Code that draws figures
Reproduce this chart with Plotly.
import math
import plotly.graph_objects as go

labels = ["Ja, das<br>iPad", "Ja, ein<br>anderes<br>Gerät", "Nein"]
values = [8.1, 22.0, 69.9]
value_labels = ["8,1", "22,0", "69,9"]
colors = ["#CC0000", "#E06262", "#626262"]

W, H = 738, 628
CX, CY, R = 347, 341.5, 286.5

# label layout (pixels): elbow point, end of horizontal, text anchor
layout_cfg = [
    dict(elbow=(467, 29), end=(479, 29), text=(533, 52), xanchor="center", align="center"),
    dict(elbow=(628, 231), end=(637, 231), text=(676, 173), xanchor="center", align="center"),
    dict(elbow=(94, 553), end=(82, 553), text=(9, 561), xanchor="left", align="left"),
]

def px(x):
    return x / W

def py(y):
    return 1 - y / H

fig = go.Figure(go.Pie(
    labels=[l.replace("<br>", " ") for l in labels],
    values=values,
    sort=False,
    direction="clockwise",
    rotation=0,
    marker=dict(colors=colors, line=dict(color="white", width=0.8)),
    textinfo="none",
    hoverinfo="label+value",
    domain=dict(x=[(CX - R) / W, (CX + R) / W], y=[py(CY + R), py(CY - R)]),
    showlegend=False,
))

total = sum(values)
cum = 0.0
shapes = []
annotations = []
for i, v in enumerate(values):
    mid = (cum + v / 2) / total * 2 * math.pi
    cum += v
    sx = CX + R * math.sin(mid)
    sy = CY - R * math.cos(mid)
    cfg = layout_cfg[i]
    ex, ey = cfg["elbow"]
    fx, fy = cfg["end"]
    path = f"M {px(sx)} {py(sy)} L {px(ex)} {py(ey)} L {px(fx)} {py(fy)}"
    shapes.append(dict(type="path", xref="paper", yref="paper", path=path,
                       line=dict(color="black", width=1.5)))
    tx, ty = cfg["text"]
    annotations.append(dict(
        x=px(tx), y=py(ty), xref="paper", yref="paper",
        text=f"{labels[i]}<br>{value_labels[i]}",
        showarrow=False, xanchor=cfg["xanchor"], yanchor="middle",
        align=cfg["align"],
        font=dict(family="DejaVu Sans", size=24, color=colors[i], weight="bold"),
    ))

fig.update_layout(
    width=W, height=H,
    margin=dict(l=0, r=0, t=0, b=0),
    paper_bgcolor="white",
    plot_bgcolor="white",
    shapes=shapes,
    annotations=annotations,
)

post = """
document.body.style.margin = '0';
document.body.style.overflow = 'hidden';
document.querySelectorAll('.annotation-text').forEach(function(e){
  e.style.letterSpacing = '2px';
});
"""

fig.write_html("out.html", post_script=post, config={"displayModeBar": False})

---

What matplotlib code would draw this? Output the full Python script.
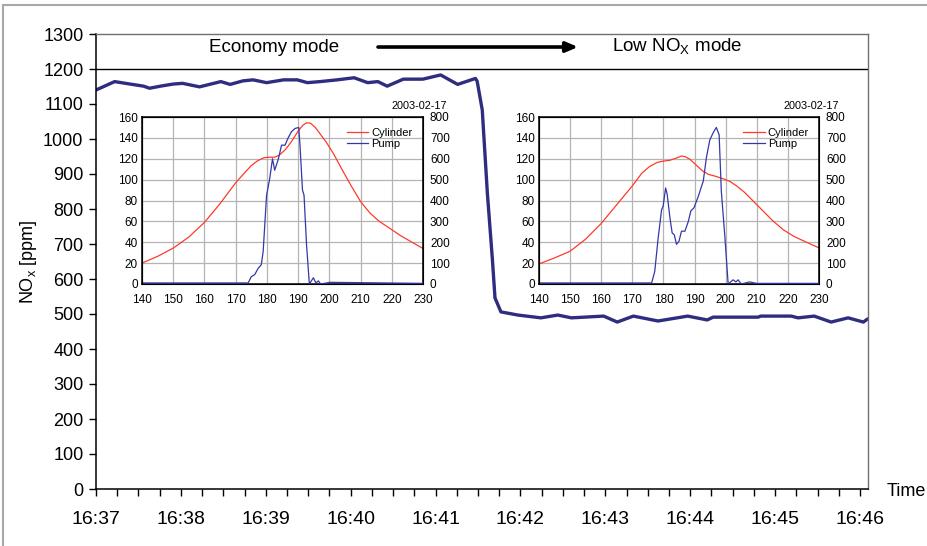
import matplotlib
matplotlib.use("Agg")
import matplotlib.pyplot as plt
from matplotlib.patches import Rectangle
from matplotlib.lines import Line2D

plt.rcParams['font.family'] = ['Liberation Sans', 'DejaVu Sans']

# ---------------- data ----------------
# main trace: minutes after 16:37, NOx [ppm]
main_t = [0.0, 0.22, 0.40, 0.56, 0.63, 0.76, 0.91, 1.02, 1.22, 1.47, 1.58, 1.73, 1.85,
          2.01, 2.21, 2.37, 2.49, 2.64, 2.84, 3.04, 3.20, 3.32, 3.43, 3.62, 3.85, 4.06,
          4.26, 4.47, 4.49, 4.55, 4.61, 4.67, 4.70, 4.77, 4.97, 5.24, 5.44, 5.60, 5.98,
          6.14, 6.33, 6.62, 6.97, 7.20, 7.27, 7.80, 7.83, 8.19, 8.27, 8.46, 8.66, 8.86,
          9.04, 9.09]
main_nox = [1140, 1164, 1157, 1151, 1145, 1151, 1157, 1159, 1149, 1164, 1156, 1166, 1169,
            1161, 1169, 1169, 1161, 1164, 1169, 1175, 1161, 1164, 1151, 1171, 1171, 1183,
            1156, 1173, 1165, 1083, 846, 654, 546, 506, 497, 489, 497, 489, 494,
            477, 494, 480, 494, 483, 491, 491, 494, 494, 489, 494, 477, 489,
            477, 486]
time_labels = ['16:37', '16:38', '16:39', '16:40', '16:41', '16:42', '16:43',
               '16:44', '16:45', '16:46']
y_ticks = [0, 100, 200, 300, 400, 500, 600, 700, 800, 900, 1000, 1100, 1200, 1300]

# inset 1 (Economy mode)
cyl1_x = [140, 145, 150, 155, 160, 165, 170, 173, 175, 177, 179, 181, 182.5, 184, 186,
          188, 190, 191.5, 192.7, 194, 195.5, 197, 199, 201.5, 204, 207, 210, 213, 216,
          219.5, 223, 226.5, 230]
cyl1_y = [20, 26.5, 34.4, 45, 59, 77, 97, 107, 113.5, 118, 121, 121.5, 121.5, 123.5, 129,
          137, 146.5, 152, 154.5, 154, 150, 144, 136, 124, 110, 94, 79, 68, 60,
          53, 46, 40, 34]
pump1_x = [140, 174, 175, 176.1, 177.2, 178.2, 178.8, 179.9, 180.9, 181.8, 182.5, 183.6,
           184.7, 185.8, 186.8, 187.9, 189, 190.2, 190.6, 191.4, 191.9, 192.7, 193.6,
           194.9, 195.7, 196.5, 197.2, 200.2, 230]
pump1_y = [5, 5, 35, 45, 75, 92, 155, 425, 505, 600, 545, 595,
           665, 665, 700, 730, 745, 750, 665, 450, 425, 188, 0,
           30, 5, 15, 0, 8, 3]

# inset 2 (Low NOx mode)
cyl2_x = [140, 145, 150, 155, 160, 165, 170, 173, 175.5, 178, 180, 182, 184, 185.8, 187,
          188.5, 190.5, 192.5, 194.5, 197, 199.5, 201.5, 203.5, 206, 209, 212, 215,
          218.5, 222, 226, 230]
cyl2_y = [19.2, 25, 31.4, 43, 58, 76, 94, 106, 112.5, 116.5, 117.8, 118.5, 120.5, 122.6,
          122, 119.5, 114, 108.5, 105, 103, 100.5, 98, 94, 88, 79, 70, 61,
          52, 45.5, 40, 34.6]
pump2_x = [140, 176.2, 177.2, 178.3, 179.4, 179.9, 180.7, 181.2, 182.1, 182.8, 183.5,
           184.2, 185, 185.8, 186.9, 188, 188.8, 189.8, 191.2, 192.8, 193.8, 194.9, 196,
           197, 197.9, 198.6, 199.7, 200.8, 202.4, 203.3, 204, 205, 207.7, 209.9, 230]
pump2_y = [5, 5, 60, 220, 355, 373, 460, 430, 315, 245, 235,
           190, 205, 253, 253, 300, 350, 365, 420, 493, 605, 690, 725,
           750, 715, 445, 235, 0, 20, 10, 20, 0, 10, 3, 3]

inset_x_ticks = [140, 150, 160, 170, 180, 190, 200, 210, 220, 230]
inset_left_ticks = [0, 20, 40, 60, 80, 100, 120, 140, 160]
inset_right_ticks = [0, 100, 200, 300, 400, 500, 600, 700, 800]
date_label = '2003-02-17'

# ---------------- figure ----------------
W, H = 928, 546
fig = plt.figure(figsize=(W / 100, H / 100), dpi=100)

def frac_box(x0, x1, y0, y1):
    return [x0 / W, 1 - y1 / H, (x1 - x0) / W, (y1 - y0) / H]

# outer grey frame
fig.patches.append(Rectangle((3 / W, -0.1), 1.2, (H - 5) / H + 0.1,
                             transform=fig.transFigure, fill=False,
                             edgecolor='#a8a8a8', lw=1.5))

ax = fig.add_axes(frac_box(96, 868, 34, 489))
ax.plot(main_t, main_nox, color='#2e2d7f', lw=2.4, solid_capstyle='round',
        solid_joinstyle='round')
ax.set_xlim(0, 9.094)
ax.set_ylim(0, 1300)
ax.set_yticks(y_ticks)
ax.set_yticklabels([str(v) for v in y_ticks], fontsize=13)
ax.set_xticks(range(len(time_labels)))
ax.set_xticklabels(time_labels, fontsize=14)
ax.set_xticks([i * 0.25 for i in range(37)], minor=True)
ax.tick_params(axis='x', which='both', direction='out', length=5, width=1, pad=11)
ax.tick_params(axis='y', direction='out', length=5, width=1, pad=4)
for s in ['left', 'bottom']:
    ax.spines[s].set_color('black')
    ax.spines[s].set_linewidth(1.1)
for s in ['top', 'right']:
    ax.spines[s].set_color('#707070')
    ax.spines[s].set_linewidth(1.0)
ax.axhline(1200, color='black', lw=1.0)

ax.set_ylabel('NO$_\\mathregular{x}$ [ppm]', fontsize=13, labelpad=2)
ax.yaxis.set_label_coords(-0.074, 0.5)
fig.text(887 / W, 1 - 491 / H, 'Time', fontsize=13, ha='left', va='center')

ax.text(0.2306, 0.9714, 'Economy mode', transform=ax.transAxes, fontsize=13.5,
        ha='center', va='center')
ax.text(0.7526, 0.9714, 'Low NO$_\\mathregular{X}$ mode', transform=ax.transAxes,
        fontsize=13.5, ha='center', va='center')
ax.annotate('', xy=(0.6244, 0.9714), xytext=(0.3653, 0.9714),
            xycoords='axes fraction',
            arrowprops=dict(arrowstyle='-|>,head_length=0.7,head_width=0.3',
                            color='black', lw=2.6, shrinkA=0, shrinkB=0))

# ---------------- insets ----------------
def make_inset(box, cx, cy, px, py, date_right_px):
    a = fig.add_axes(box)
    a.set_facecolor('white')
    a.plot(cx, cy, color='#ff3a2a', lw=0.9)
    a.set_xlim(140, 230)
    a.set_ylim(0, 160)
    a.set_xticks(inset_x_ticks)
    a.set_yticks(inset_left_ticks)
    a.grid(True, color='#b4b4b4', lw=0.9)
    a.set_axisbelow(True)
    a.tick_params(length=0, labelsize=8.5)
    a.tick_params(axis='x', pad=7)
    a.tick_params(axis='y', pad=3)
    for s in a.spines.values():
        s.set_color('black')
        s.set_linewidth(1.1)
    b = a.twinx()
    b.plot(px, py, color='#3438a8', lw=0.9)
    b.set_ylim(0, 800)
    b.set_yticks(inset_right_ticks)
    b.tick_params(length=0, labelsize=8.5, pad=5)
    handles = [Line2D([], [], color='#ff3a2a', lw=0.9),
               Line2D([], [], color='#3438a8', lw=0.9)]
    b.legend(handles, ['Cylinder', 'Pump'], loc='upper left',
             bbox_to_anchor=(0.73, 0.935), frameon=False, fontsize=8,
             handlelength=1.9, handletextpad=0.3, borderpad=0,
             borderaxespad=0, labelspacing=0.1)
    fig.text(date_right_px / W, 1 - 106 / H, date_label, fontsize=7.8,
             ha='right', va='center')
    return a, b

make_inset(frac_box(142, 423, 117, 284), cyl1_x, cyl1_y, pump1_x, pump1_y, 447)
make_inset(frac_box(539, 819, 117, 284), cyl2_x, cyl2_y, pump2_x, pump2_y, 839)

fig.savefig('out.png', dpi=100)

**GOAL**
Reproduce, starting at the line containing "What matplotlib code" and stopping after the line containing "plt.rcParams['font.family'] = ['Liberation", each of those lines exactly and no others; leave pictures out.

**COMPLETED TASK**
What matplotlib code would draw this? Output the full Python script.
import matplotlib
matplotlib.use("Agg")
import matplotlib.pyplot as plt
from matplotlib.patches import Rectangle
from matplotlib.lines import Line2D

plt.rcParams['font.family'] = ['Liberation Sans', 'DejaVu Sans']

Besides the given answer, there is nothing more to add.